##### PROVIDED DATA #####

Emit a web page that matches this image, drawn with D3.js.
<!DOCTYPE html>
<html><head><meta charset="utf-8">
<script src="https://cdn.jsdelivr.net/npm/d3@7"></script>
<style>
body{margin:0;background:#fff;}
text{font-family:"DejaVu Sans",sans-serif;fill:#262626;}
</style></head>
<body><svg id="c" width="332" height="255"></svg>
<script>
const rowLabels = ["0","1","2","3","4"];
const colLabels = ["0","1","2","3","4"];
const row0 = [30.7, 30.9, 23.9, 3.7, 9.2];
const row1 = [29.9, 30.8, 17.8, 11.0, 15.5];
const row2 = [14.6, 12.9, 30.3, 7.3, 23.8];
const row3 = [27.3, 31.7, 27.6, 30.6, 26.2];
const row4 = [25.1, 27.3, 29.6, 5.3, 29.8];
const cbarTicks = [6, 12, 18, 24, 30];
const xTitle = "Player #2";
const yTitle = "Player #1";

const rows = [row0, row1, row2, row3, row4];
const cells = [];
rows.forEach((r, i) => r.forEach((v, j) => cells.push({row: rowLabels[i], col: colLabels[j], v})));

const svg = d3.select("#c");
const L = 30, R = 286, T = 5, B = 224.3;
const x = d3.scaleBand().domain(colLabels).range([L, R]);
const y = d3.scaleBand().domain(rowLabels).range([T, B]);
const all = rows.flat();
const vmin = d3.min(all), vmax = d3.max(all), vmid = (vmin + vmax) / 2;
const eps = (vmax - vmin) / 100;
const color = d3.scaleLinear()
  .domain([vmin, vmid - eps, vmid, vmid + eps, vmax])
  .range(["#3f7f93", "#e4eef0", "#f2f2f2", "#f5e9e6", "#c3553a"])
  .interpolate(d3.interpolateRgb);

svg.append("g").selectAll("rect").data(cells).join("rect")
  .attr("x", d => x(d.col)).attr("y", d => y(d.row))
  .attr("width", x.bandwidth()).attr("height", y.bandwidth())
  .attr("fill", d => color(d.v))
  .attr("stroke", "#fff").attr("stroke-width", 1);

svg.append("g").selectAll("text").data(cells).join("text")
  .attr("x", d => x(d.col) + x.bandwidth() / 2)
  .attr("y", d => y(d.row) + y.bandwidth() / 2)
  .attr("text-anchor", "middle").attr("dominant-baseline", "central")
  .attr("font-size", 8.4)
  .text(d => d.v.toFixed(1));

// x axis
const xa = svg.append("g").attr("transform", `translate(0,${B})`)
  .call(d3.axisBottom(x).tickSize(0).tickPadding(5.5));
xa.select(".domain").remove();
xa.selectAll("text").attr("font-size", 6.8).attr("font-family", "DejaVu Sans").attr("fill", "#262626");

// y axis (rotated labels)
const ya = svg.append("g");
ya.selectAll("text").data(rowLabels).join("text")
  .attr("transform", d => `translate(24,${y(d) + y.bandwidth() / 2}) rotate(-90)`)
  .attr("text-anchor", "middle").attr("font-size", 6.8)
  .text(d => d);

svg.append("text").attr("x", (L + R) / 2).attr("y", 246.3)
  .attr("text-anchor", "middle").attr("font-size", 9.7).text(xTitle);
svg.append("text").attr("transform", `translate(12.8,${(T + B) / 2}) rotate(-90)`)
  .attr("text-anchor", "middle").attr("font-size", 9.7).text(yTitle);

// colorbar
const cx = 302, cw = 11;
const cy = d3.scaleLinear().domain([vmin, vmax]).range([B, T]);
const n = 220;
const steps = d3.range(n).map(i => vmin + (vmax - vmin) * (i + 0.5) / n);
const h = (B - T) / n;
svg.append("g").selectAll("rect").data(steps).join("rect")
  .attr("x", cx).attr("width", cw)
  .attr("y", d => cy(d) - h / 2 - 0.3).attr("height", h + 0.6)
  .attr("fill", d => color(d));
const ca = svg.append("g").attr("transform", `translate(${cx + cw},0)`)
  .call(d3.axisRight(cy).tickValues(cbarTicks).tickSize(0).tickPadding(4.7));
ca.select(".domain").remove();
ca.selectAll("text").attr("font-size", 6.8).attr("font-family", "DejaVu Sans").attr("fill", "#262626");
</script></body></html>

#####

Return exactly, please, the lines of the material from the first one down to and including the line where "rows.forEach((r, i) =>" appears.

Emit a web page that matches this image, drawn with D3.js.
<!DOCTYPE html>
<html><head><meta charset="utf-8">
<script src="https://cdn.jsdelivr.net/npm/d3@7"></script>
<style>
body{margin:0;background:#fff;}
text{font-family:"DejaVu Sans",sans-serif;fill:#262626;}
</style></head>
<body><svg id="c" width="332" height="255"></svg>
<script>
const rowLabels = ["0","1","2","3","4"];
const colLabels = ["0","1","2","3","4"];
const row0 = [30.7, 30.9, 23.9, 3.7, 9.2];
const row1 = [29.9, 30.8, 17.8, 11.0, 15.5];
const row2 = [14.6, 12.9, 30.3, 7.3, 23.8];
const row3 = [27.3, 31.7, 27.6, 30.6, 26.2];
const row4 = [25.1, 27.3, 29.6, 5.3, 29.8];
const cbarTicks = [6, 12, 18, 24, 30];
const xTitle = "Player #2";
const yTitle = "Player #1";

const rows = [row0, row1, row2, row3, row4];
const cells = [];
rows.forEach((r, i) => r.forEach((v, j) => cells.push({row: rowLabels[i], col: colLabels[j], v})));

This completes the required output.